Client Update - 25th February 2021
I am desperately keen not to recycle what you have already heard about Boris’s plans to slowly move out of COVID lockdown, so I will focus on the key dates. As a firm we are champing at the bit to get back out and see our clients face to face, but we have been clear in our desire to follow Government guidance to keep all our clients and staff safe. With this in mind, it looks like we may be able to conduct client meetings outside from the 29th March and inside from the 17th May. These are the earliest dates the Government have set out. We have proved adept at providing our client services from behind closed doors for some seven to eight months of the last twelve, so we are happy to wait a few months longer.
With the news breaking about Boris’s plans for a staged release from lockdown, we were hoping for a little more out of UK equities, however as with other markets, they have been held back by concerns over rising inflation and the effect on central bank policy. Alongside this, Sterling remains strong at over 1.41 to the US Dollar and whilst this has traditionally been a headwind to the FTSE 100, the mid cap (next 250 companies) in the UK, normally benefits from Sterling strength as mid cap companies are using sterling to buy goods and services. Mid-Caps have not rallied much so far in February.
The rise in short term inflation was expected. Rising future growth expectations and increased Federal borrowing can normally increase real interest rates. This is what has started to happen. As inflation rises, traditional economics suggests that central banks will start to raise interest rates to cool the economy and control inflation.

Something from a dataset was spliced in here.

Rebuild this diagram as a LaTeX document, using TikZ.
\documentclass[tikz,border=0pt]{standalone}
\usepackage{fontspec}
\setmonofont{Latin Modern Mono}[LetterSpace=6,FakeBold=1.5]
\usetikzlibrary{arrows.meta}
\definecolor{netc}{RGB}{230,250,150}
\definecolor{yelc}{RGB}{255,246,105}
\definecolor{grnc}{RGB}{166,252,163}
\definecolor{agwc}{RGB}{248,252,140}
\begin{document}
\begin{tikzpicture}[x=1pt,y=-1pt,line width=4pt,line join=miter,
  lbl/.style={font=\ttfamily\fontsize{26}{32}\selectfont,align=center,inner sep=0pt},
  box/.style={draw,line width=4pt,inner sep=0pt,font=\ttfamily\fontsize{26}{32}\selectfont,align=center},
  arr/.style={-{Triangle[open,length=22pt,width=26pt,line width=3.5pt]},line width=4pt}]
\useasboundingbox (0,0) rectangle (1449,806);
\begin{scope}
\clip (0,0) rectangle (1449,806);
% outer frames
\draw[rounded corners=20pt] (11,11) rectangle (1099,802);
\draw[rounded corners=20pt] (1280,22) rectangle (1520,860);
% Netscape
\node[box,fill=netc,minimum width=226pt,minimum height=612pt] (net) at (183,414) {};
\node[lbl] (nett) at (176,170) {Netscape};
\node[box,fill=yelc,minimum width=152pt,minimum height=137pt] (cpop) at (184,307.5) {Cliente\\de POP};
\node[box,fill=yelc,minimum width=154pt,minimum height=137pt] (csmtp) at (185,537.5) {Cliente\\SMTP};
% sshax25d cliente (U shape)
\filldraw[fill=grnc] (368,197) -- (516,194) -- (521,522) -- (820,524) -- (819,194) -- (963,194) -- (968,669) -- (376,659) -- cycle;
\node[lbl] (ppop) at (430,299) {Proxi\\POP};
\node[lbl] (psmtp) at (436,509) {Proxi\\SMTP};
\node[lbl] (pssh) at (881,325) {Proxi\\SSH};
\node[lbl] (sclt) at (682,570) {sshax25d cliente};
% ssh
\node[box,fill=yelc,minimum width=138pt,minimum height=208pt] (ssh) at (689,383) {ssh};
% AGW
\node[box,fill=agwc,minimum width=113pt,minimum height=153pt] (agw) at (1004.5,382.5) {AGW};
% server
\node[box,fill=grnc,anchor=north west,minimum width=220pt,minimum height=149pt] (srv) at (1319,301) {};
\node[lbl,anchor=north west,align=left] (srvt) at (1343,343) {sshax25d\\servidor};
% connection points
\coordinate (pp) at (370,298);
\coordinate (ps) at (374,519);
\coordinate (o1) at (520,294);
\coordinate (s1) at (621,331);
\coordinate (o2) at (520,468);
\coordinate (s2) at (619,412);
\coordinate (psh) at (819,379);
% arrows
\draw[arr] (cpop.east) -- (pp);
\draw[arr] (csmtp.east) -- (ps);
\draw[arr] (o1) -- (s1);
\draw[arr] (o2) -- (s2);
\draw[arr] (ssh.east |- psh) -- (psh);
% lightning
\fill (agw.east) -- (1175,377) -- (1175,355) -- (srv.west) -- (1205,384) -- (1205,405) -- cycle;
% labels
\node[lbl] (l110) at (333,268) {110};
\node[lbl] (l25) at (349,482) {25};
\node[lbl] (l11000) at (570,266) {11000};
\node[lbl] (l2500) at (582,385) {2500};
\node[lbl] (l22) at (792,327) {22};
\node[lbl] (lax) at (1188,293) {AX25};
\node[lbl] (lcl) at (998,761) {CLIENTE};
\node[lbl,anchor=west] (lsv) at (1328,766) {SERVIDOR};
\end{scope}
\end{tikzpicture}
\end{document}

The US Federal Reserve (FED) have been very vocal about this over the last 9 months and the FED chair, Jerome Powell, reiterated this week that they will tolerate higher inflation for longer. This is because they are now targeting an average rate of inflation, and as it has been so low for so long, they are willing to accept inflation above the 2% target for some time before they think about raising rates. Central banks are very aware of the state of the global economy as we move through the COVID pandemic. They are also very aware that COVID lockdowns are by their very nature deflationary (think about the collapse of the UK services sector in the last year), so the current extended lockdown should limit short term energy price rises driving inflation higher past the summer. This time last year, crude oil was collapsing in price and year on year, oil is almost three times higher today. This causes a push to inflation, but this should dissipate over the coming months.
We are into a new phase following the COVID-19 devastation to the global economy. In the US, there is evidence of increased poverty and other structural inequalities in the US. The FED has once again suggested that there is a mismatch between what is implied by financial market valuations and the real state of the economy. The comments from Jerome Powell this week add to our views that the FED will become more vocal in squashing market expectations of any change in asset purchases or the timeline for increases in interest rates. We expect this short-term volatility to pass.
Equity market sentiment has been supported by expectations of vaccines and subsequent strong growth. We are getting the vaccine roll-out now and the economic numbers look great. January saw retail sales in the US grow by a consensus shattering 5.3%. The current reporting season has been strong and the forecasts for the rest of 2021 and 2022 are optimistic, as are we.